Leading Latin American OTA Despegar says its new loyalty scheme will take the brand into its next phase of development as it marks its 20 year anniversary.
Chief executive Damian Scokin told the Phocuswright conference that the brand will look to build on the strengths it has built up over the last two decades. A new loyalty programme is due to launch in Brazil this month.
Scokin said he understood that there is some scepticism in the industry about loyalty but that the firm believes the Latin American customer, particularly those in Despegar’s home market of Brazil, are very particular.
“We will launch a test and see how it works,” said Scokin. “We believe we are not only providing another reason for the customer to come back and increase our repeat rate but we are also generating some real value for the customer.”
Despeger filed for an IPO in 2017 making it the first Latin American ‘unicorn’ and this year launched a new identity which has helped to drive downloads of its app to the 50 million mark.
Scokin said: “We are very proud of what the team has been doing for the last 20 years but we are extremely excited about what is ahead of us. We have a lot of room for growth going forward, launching new products and new features, in particular this loyalty programme.
“We will continue that trajectory, building on the strengths of our brand and adding more and more features for our clients.”
As the Latin American travel sector has matured Despeger’s model has evolved, but Scokin said the fact that it enabled so many of its low-income clients to travel for the very first time stands it in good stead today.
“For many years our model was providing the finance and opportunities to make travel possible. For 20 years we have been providing access to travel for a lot of Latin Americans that did not travel before.”
A key factor has been to enable customers, many of whom do not have credit cards and consider it strange to pay for large ticket items by credit, to finance their holidays maybe through instalment payments.

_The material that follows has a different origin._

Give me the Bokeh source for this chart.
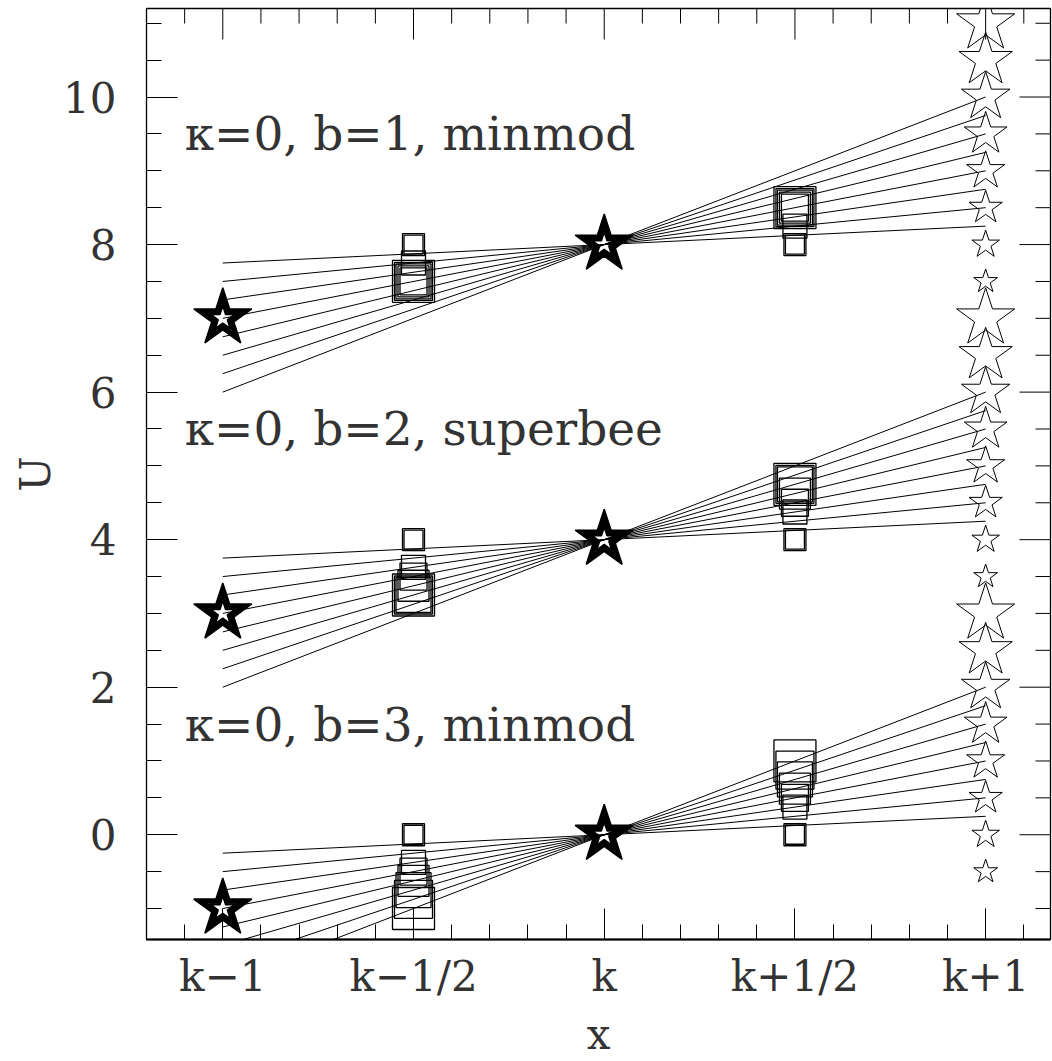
import math
from bokeh.plotting import figure
from bokeh.models import FixedTicker, Range1d
from bokeh.core.properties import value
from bokeh.embed import file_html
from bokeh.resources import INLINE

# ---------------- data ----------------
x_tick_values = [0, 0.5, 1, 1.5, 2]
x_tick_labels = ["k\u22121", "k\u22121/2", "k", "k+1/2", "k+1"]
y_tick_values = [0, 2, 4, 6, 8, 10]

panel_labels = ["\u03ba=0, b=1, minmod", "\u03ba=0, b=2, superbee", "\u03ba=0, b=3, minmod"]

# cell values U(k-1) and U(k) per panel
u_left = [7, 3, -1]
u_center = [8, 4, 0]

# U(k+1) values (the stars on the right) per panel
u_right_1 = [7.5, 8.0, 8.5, 9.0, 9.5, 10.0, 10.5, 11.0]
u_right_2 = [3.5, 4.0, 4.5, 5.0, 5.5, 6.0, 6.5, 7.0]
u_right_3 = [-0.5, 0.0, 0.5, 1.0, 1.5, 2.0, 2.5, 3.0]

# unlimited (central) slope lines: value at k-1 and at k+1
line_left_1 = [7.75, 7.5, 7.25, 7.0, 6.75, 6.5, 6.25, 6.0]
line_right_1 = [8.25, 8.5, 8.75, 9.0, 9.25, 9.5, 9.75, 10.0]
line_left_2 = [3.75, 3.5, 3.25, 3.0, 2.75, 2.5, 2.25, 2.0]
line_right_2 = [4.25, 4.5, 4.75, 5.0, 5.25, 5.5, 5.75, 6.0]
line_left_3 = [-0.25, -0.5, -0.75, -1.0, -1.25, -1.5, -1.75, -2.0]
line_right_3 = [0.25, 0.5, 0.75, 1.0, 1.25, 1.5, 1.75, 2.0]

# limited interface values at k-1/2 and k+1/2
face_left_1 = [8.0, 8.0, 7.75, 7.5, 7.5, 7.5, 7.5, 7.5]
face_right_1 = [8.0, 8.0, 8.25, 8.5, 8.5, 8.5, 8.5, 8.5]
face_left_2 = [4.0, 4.0, 3.625, 3.5, 3.375, 3.25, 3.25, 3.25]
face_right_2 = [4.0, 4.0, 4.375, 4.5, 4.625, 4.75, 4.75, 4.75]
face_left_3 = [0.0, 0.0, -0.375, -0.5, -0.625, -0.75, -0.875, -1.0]
face_right_3 = [0.0, 0.0, 0.375, 0.5, 0.625, 0.75, 0.875, 1.0]

# ---------------- styles ----------------
star_sizes = [25, 29, 35, 40, 45, 51, 56, 61]
square_sizes = [19, 22, 24, 27, 31, 35, 38, 42]
FONT = "DejaVu Serif"
TXT = "#333333"
X0, X1 = -0.2, 2.17
Y0, Y1 = -1.42, 11.2
MAJOR_LEN, MINOR_LEN = 31, 15

p = figure(width=1052, height=1061, output_backend="svg", toolbar_location=None,
           x_range=Range1d(X0, X1), y_range=Range1d(Y0, Y1),
           min_border_left=146, min_border_right=2, min_border_top=8, min_border_bottom=121)
p.grid.visible = False
p.outline_line_color = "black"
p.outline_line_width = 1.3
p.background_fill_color = "white"
p.border_fill_color = "white"

x_minor = [round(-0.2 + 0.1 * i, 2) for i in range(24)]
y_minor = [round(-1.0 + 0.5 * i, 2) for i in range(25)]


def style_axis(ax, ticker):
    ax.ticker = ticker
    ax.major_tick_in = MAJOR_LEN
    ax.major_tick_out = 0
    ax.minor_tick_in = MINOR_LEN
    ax.minor_tick_out = 0
    ax.major_tick_line_color = "black"
    ax.minor_tick_line_color = "black"
    ax.axis_line_color = "black"
    ax.major_label_text_font = FONT
    ax.major_label_text_font_size = "42px"
    ax.major_label_text_color = TXT
    ax.axis_label_text_font = FONT
    ax.axis_label_text_font_size = "42px"
    ax.axis_label_text_color = TXT
    ax.axis_label_text_font_style = "normal"


style_axis(p.xaxis[0], FixedTicker(ticks=x_tick_values, minor_ticks=x_minor))
p.xaxis[0].major_label_overrides = {v: s for v, s in zip(x_tick_values, x_tick_labels)}
p.xaxis[0].major_label_standoff = 12
p.xaxis[0].axis_label = "x"
p.xaxis[0].axis_label_standoff = 6
p.xaxis[0].axis_line_width = 2.2

style_axis(p.yaxis[0], FixedTicker(ticks=y_tick_values, minor_ticks=y_minor))
p.yaxis[0].major_label_standoff = 30
p.yaxis[0].axis_label = "U"
p.yaxis[0].axis_label_standoff = 0

# mirrored inward ticks on the top and right frame edges
x_minor_only = [v for v in x_minor if v not in x_tick_values]
y_minor_only = [v for v in y_minor if v not in y_tick_values]
p.ray(x=x_tick_values, y=[Y1] * len(x_tick_values), length=MAJOR_LEN, length_units="screen",
      angle=-math.pi / 2, line_color="black", line_width=1)
p.ray(x=x_minor_only, y=[Y1] * len(x_minor_only), length=MINOR_LEN, length_units="screen",
      angle=-math.pi / 2, line_color="black", line_width=1)
p.ray(x=[X1] * len(y_tick_values), y=y_tick_values, length=MAJOR_LEN, length_units="screen",
      angle=math.pi, line_color="black", line_width=1)
p.ray(x=[X1] * len(y_minor_only), y=y_minor_only, length=MINOR_LEN, length_units="screen",
      angle=math.pi, line_color="black", line_width=1)

panels = [
    (u_right_1, line_left_1, line_right_1, face_left_1, face_right_1),
    (u_right_2, line_left_2, line_right_2, face_left_2, face_right_2),
    (u_right_3, line_left_3, line_right_3, face_left_3, face_right_3),
]

for j, (ur, ll, lr, fl, fr) in enumerate(panels):
    n = len(ur)
    # central-slope lines from k-1 to k+1
    p.segment(x0=[x_tick_values[0]] * n, y0=ll, x1=[x_tick_values[4]] * n, y1=lr,
              line_color="black", line_width=1)
    # limited interface values
    p.scatter(x=[x_tick_values[1]] * n, y=fl, size=square_sizes, marker="square",
              fill_alpha=0, line_color="black", line_width=1.3)
    p.scatter(x=[x_tick_values[3]] * n, y=fr, size=square_sizes, marker="square",
              fill_alpha=0, line_color="black", line_width=1.3)
    # cell values: stars at k-1 and k (overplotted for every case)
    p.scatter(x=[x_tick_values[0]] * n, y=[u_left[j]] * n, size=star_sizes, marker="star",
              fill_alpha=0, line_color="black", line_width=1.5)
    p.scatter(x=[x_tick_values[2]] * n, y=[u_center[j]] * n, size=star_sizes, marker="star",
              fill_alpha=0, line_color="black", line_width=1.5)
    # stars at k+1
    p.scatter(x=[x_tick_values[4]] * n, y=ur, size=star_sizes, marker="star",
              fill_alpha=0, line_color="black", line_width=1)

label_x = -0.1
label_y = [u + 1.5 for u in u_center]
p.text(x=[label_x] * 3, y=label_y, text=panel_labels, text_font=value(FONT),
       text_font_size="47px", text_baseline="middle", text_align="left", text_color=TXT)

open("out.html", "w").write(file_html(p, INLINE))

Scokin said Despeger is the only retail online site in Latin America that provides a one-click access to financing options at checkout.
He added, post IPO, he was happy with the firm’s performance: “Our results are a reflection of our strategy to invest heavily in our growth.

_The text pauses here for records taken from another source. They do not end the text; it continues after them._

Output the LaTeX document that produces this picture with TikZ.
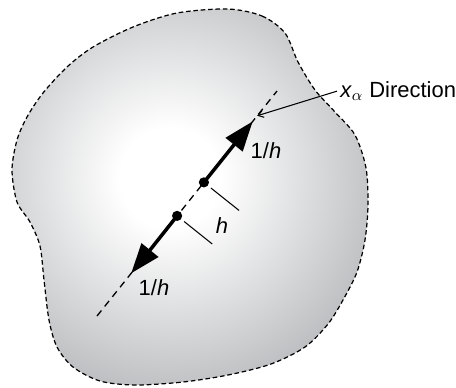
\documentclass[tikz,border=0pt]{standalone}
\usepackage{fontspec}
\setmainfont{Liberation Sans}
\usetikzlibrary{arrows.meta,calc}
\definecolor{blobgray}{RGB}{160,162,166}
\pgfdeclareradialshading{blobshade}{\pgfpointorigin}{color(0bp)=(white); color(5bp)=(white); color(29bp)=(blobgray); color(50bp)=(blobgray)}

\begin{document}
\begin{tikzpicture}[
    x=0.02cm, y=-0.02cm,
    every node/.style={font=\fontsize{12.5}{15}\selectfont},
    outline/.style={draw, dash pattern=on 2.6pt off 1.6pt, line width=0.7pt},
    axis/.style={draw, dash pattern=on 4pt off 3pt, line width=0.75pt},
    flux/.style={-{Triangle[length=17pt,width=12pt]}, line width=2pt},
    tick/.style={line width=0.6pt},
    leader/.style={-{Straight Barb[length=3pt,width=4pt]}, line width=0.6pt},
    dot/.style={circle, fill, inner sep=0pt, minimum size=5.8pt}
]
\useasboundingbox (0,0) rectangle (456,387);

% Region
\def\blobpath{plot[smooth cycle] coordinates {
    (228,9) (262,16) (285,33) (298,62) (315,90) (335,112) (355,135)
    (366,168) (368,205) (365,240) (357,272) (343,300) (328,324) (305,347)
    (271,364) (228,375) (183,382) (135,385) (100,381) (73,367) (57,347)
    (49,320) (44,280) (40,246) (30,222) (17,202) (12,170) (17,140)
    (27,117) (43,93) (67,67) (93,47) (133,27) (177,13)}}
\begin{scope}
    \clip \blobpath;
    \shade[shading=blobshade] (170,178) circle (250);
\end{scope}
\path[outline] \blobpath;

% Direction axis
\coordinate (lo) at (97,316);
\coordinate (hi) at (277,91);
\coordinate (tipL) at ($(lo)!0.19!(hi)$);
\coordinate (tipU) at ($(lo)!0.865!(hi)$);
\coordinate (aim) at ($(lo)!0.89!(hi)$);
\path[axis] (lo) -- (hi);

% Points and fluxes
\node[dot] (dotL) at ($(lo)!0.445!(hi)$) {};
\node[dot] (dotU) at ($(lo)!0.594!(hi)$) {};
\draw[flux] (dotU.center) -- (tipU);
\draw[flux] (dotL.center) -- (tipL);

% Spacing h
\draw[tick] ($(dotU.center)!0.18cm!-90:(hi)$) -- ($(dotU.center)!0.9cm!-90:(hi)$);
\draw[tick] ($(dotL.center)!0.18cm!-90:(hi)$) -- ($(dotL.center)!0.9cm!-90:(hi)$);

% Labels
\node (hlab) at (222,226) {\textit{h}};
\node (fluxU) at (266,151) {1/\textit{h}};
\node (fluxL) at (154,288) {1/\textit{h}};
\node[anchor=base west, inner sep=0pt] (dirlab) at (340,97.5) {\textit{x}$_\alpha$ Direction};
\draw[leader] ($(dirlab.west)+(-3,0)$) -- (aim);

\end{tikzpicture}
\end{document}
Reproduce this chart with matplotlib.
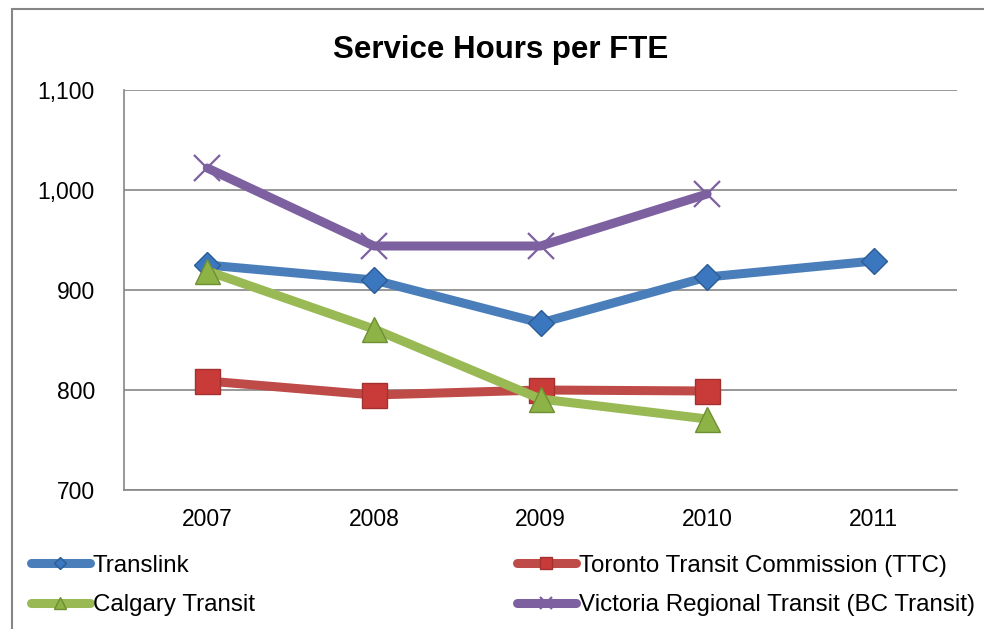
import matplotlib
matplotlib.use('Agg')
import matplotlib.pyplot as plt
from matplotlib.patches import Rectangle
from matplotlib.ticker import FuncFormatter

plt.rcParams['font.family'] = ['Liberation Sans', 'DejaVu Sans']

# Data
years = ['2007', '2008', '2009', '2010', '2011']
translink = [925, 910, 867, 913, 929]
ttc = [809, 795, 800, 799]
calgary = [919, 861, 791, 771]
victoria = [1022, 944, 944, 996]

fig = plt.figure(figsize=(9.84, 6.29), dpi=100)
ax = fig.add_axes([0.126, 0.221, 0.8466, 0.6359])

x5 = list(range(len(years)))
x4 = x5[:4]

lw = 6.5
style = dict(lw=lw, solid_capstyle='round', solid_joinstyle='round')
l1, = ax.plot(x5, translink, color='#4A7EBB', marker='D', ms=13.5,
              mfc='#3B77BF', mec='#2C5C94', mew=1, label='Translink', zorder=4, **style)
l2, = ax.plot(x4, ttc, color='#BE4B48', marker='s', ms=18,
              mfc='#C83B38', mec='#A23230', mew=1,
              label='Toronto Transit Commission (TTC)', zorder=3, **style)
l3, = ax.plot(x4, calgary, color='#98B954', marker='^', ms=18,
              mfc='#8DB347', mec='#6F8F33', mew=1, label='Calgary Transit', zorder=5, **style)
l4, = ax.plot(x4, victoria, color='#7D60A0', marker='x', ms=19,
              mew=1.6, mec='#7D60A0', label='Victoria Regional Transit (BC Transit)',
              zorder=4, **style)

ax.set_xlim(-0.5, 4.5)
ax.set_ylim(700, 1100)
ax.set_yticks([700, 800, 900, 1000, 1100])
ax.yaxis.set_major_formatter(FuncFormatter(lambda v, p: '{:,.0f}'.format(v)))
ax.set_xticks(x5)
ax.set_xticklabels(years)
ax.tick_params(length=0, labelsize=16.5)
ax.tick_params(axis='y', pad=21)
ax.tick_params(axis='x', pad=13)

ax.grid(axis='y', color='#868686', lw=1.2)
ax.set_axisbelow(True)
for s in ['top', 'right']:
    ax.spines[s].set_visible(False)
for s in ['left', 'bottom']:
    ax.spines[s].set_color('#868686')
    ax.spines[s].set_linewidth(1.2)

fig.text(0.509, 0.921, 'Service Hours per FTE', ha='center', va='center',
         fontsize=22.5, fontweight='bold')

# legend, two columns (matplotlib fills columns first)
fig.legend([l1, l3, l2, l4],
           [l1.get_label(), l3.get_label(), l2.get_label(), l4.get_label()],
           ncol=2, loc='upper left', bbox_to_anchor=(0.0092, 0.153),
           frameon=False, fontsize=17.4, handlelength=2.44, handletextpad=0.12,
           columnspacing=10.85, labelspacing=0.74, markerscale=0.45)

# chart border
fig.patches.append(Rectangle((12 / 984, -0.1), 1.0, 1 - 9 / 629 + 0.1,
                             transform=fig.transFigure, fill=False,
                             edgecolor='#868686', lw=1.5))

fig.savefig('out.png', dpi=100)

“Over 20 years we have seen a lot of economic cycles in Latin America. We are going through another market downturn and we have learned that this is the best time to invest to get more market share and grow organically. We are investing, trading off some profitability for growth. We know in such a fragmented market that’s the way to go – to invest in a downturn.”

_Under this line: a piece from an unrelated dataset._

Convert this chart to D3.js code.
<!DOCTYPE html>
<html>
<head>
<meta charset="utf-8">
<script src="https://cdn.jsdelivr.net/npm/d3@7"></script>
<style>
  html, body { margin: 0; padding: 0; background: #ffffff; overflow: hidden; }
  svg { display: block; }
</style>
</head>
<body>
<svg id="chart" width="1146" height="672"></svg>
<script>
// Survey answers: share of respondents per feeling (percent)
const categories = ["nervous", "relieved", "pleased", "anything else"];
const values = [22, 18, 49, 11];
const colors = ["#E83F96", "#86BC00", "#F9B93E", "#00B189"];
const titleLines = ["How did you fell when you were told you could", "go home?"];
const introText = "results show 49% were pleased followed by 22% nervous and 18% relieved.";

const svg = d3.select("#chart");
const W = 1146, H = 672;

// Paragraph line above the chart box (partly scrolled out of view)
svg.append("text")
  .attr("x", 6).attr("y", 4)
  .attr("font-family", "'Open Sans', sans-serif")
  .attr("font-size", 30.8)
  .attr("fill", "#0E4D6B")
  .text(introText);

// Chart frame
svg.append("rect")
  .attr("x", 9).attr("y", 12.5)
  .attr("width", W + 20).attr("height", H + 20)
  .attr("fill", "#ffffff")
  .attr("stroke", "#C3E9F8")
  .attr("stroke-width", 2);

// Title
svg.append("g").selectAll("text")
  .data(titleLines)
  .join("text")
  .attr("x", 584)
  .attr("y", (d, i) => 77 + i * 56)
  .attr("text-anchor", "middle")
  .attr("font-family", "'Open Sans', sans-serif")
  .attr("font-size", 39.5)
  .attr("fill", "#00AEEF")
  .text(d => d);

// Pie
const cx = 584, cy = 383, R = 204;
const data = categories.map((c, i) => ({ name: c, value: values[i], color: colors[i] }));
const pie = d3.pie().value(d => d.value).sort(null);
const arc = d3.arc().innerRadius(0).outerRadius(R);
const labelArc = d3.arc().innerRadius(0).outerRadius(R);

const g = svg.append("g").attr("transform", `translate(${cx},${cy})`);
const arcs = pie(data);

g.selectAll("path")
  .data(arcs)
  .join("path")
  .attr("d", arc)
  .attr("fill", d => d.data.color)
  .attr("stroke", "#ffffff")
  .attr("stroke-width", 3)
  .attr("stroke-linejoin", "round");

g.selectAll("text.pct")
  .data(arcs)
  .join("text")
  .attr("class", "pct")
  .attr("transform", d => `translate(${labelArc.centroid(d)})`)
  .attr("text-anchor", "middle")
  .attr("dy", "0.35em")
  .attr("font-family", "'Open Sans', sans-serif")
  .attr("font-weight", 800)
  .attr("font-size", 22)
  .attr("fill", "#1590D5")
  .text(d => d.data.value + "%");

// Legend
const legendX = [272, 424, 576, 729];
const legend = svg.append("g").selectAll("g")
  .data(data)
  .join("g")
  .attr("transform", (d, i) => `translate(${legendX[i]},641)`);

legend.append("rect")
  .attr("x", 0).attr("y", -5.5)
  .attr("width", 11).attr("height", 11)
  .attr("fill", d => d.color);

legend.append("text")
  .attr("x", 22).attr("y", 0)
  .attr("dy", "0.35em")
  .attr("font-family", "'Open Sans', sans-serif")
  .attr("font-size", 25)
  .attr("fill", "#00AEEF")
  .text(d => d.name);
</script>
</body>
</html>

Despeger believes there is still plenty of growth opportunity for all players in a Latin American travel market valued at $100 million and which still sees 60% of transactions happen offline. “That’s not going to go away in two or three years,” said Scokin.
“We remain a digital OTA but we will invest in tactically in different areas like call centres, stores and offline.
“It’s not that we are going offline but just giving more options for our customers to interact with us.”
As well as loyalty Despeger says it will invest heavily in packages and bundles, which is a category it is seeing growth in, and adding to its menu of payment options.
Scokin said Latin America is not a single unified market and Despeger’s regional teams have to compete with local rivals country by country.
“There has to be a balance between tailoring our offer and reaping the benefits of larger scale. That’s a continuous trade off which we sometimes do better at than at other times. We are big believers in local execution.”